Neonatal hypothermia is defined as a newborn core body temperature below 36.5°C. It occurs because neonates have immature thermoregulation, large surface area, thin skin, and limited fat stores.
WHO classifies neonatal hypothermia as mild (36.0–36.4°C), moderate (32.0–35.9°C), and severe (<32°C).
Newborns lose heat rapidly due to large surface area-to-weight ratio, minimal subcutaneous fat, inability to shiver effectively, and reliance on brown fat metabolism for heat production.
Major causes include cold delivery environments, delayed drying and wrapping, prematurity, low birth weight, neonatal sepsis, birth asphyxia, and inadequate warming during transport.
Signs include cold skin, lethargy, poor feeding, tachypnea, bradycardia, apnea, metabolic acidosis, hypoglycemia, and increased risk of sepsis.
Neonatal hypoglycemia refers to low blood glucose levels in newborns, commonly defined as <45 mg/dL after 24 hours of life, which can cause neuroglycopenia and seizures if untreated.
High-risk groups include infants of diabetic mothers, preterm babies, small for gestational age infants, large for gestational age infants, babies with sepsis, hypothermia, or birth asphyxia.
Symptoms include jitteriness, tremors, poor feeding, lethargy, apnea, hypotonia, cyanosis, and seizures in severe or prolonged cases.
Hypothermia increases glucose consumption due to cold stress, leading to hypoglycemia. Hypoglycemia causes CNS depression, reducing thermoregulation and worsening hypothermia.
Symptomatic or severe hypoglycemia is treated immediately with 10% dextrose bolus 2 mL/kg IV, followed by continuous glucose infusion with close monitoring.
Management includes immediate drying, skin-to-skin warming for mild cases, radiant warmer or incubator care for moderate cases, controlled rewarming in NICU for severe cases, and treating underlying causes like sepsis.
Untreated hypothermia can cause hypoglycemia, metabolic acidosis, respiratory failure, persistent pulmonary hypertension, shock, and increased neonatal mortality.
Untreated hypoglycemia can lead to seizures, permanent brain injury, developmental delay, cerebral palsy, and increased risk of death.

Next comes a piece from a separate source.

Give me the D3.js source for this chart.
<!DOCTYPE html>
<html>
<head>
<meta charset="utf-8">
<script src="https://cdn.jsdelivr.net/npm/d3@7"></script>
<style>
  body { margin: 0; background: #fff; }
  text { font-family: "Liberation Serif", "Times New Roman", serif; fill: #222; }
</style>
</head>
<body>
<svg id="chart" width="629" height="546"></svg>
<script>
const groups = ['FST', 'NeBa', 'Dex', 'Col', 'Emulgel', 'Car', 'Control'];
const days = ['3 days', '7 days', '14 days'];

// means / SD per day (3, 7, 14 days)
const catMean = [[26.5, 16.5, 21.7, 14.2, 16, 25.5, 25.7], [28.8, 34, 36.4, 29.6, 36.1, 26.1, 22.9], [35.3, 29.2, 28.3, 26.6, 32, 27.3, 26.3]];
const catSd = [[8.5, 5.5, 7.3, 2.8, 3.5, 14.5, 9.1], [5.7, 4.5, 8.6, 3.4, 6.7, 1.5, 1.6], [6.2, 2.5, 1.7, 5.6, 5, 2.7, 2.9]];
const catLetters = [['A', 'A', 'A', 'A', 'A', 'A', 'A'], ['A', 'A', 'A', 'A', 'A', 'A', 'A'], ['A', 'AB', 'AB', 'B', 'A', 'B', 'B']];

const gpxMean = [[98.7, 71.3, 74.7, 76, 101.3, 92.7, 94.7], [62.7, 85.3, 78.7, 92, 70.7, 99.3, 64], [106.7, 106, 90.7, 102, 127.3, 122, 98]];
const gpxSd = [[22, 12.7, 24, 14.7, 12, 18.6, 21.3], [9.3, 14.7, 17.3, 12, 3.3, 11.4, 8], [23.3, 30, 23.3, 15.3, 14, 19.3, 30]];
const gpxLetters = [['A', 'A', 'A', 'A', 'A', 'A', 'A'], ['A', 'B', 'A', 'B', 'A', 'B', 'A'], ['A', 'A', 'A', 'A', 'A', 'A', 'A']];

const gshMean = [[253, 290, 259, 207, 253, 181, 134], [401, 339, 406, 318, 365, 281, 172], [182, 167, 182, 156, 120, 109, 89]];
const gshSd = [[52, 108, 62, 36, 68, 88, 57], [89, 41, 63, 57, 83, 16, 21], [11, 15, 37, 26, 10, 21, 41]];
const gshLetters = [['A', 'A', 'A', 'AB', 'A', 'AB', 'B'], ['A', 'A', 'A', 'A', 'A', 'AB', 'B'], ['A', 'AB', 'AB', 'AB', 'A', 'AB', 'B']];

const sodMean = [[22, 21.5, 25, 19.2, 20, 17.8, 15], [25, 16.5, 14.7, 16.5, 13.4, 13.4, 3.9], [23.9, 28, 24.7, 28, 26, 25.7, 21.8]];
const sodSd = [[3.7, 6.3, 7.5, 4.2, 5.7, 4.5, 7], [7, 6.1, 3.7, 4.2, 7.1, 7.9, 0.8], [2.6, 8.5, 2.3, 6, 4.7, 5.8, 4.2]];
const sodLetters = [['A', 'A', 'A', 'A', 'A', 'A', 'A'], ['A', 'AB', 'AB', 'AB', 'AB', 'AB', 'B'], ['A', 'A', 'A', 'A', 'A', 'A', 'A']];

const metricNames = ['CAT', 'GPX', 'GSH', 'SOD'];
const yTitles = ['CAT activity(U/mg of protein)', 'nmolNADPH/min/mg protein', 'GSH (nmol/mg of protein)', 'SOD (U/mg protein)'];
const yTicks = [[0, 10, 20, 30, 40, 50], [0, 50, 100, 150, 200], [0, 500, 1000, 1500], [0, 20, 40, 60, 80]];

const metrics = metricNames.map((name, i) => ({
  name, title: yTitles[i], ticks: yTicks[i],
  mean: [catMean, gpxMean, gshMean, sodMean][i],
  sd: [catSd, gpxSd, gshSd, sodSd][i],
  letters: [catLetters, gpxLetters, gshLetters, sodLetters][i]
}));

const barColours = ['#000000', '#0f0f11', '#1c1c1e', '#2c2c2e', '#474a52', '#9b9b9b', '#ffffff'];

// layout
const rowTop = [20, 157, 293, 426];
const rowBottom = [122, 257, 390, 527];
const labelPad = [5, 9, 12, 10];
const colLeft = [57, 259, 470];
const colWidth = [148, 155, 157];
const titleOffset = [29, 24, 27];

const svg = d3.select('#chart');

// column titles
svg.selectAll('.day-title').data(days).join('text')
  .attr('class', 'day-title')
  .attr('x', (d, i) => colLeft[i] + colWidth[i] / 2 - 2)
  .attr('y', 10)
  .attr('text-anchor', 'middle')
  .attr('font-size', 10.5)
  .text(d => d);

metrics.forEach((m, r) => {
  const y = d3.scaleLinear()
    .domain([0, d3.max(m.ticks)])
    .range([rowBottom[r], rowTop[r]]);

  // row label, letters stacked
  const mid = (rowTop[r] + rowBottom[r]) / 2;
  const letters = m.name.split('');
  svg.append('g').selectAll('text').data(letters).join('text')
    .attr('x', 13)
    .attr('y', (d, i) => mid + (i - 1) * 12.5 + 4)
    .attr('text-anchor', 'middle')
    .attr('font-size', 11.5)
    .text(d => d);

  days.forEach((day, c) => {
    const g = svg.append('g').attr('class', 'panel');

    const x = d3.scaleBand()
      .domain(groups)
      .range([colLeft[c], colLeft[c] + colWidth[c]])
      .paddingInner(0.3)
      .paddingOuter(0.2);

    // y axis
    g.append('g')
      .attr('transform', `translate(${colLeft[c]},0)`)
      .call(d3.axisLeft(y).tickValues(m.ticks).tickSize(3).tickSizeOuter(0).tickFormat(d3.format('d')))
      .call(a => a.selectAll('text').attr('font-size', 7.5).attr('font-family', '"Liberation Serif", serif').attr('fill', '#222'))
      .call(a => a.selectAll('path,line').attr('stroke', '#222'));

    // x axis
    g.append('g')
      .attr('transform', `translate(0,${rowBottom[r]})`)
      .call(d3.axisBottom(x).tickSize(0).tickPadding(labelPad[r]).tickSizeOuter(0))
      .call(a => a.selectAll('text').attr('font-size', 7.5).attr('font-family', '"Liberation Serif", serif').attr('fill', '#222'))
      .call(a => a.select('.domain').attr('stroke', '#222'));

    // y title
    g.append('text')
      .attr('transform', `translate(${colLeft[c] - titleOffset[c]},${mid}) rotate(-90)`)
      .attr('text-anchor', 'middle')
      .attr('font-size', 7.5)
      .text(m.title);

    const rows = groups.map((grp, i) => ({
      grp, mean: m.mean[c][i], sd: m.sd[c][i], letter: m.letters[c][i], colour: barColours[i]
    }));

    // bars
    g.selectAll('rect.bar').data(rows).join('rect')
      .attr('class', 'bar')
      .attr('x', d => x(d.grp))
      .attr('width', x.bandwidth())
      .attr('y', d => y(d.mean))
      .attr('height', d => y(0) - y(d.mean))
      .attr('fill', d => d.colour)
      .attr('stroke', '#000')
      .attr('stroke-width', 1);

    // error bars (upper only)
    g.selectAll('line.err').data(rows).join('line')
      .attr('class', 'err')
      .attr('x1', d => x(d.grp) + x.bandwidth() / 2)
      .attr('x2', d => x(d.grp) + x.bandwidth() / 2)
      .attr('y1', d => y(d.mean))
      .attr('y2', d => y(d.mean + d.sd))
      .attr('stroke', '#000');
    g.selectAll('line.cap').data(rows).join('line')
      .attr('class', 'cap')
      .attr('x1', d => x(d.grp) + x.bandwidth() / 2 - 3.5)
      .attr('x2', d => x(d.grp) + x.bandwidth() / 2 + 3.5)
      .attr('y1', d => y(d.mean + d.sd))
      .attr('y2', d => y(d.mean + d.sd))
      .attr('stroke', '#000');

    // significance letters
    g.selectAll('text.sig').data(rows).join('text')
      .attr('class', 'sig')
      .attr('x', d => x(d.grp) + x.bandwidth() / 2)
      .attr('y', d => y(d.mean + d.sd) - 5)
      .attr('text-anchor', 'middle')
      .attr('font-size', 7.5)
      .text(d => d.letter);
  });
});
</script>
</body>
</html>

Key investigations include plasma glucose confirmation, insulin levels, ketones, cortisol, growth hormone, metabolic screening, and evaluation for congenital hyperinsulinism or endocrine disorders.
Prevention includes maintaining the warm chain at birth, early drying and wrapping, kangaroo mother care, early breastfeeding, screening high-risk newborns, and ensuring proper NICU thermal support.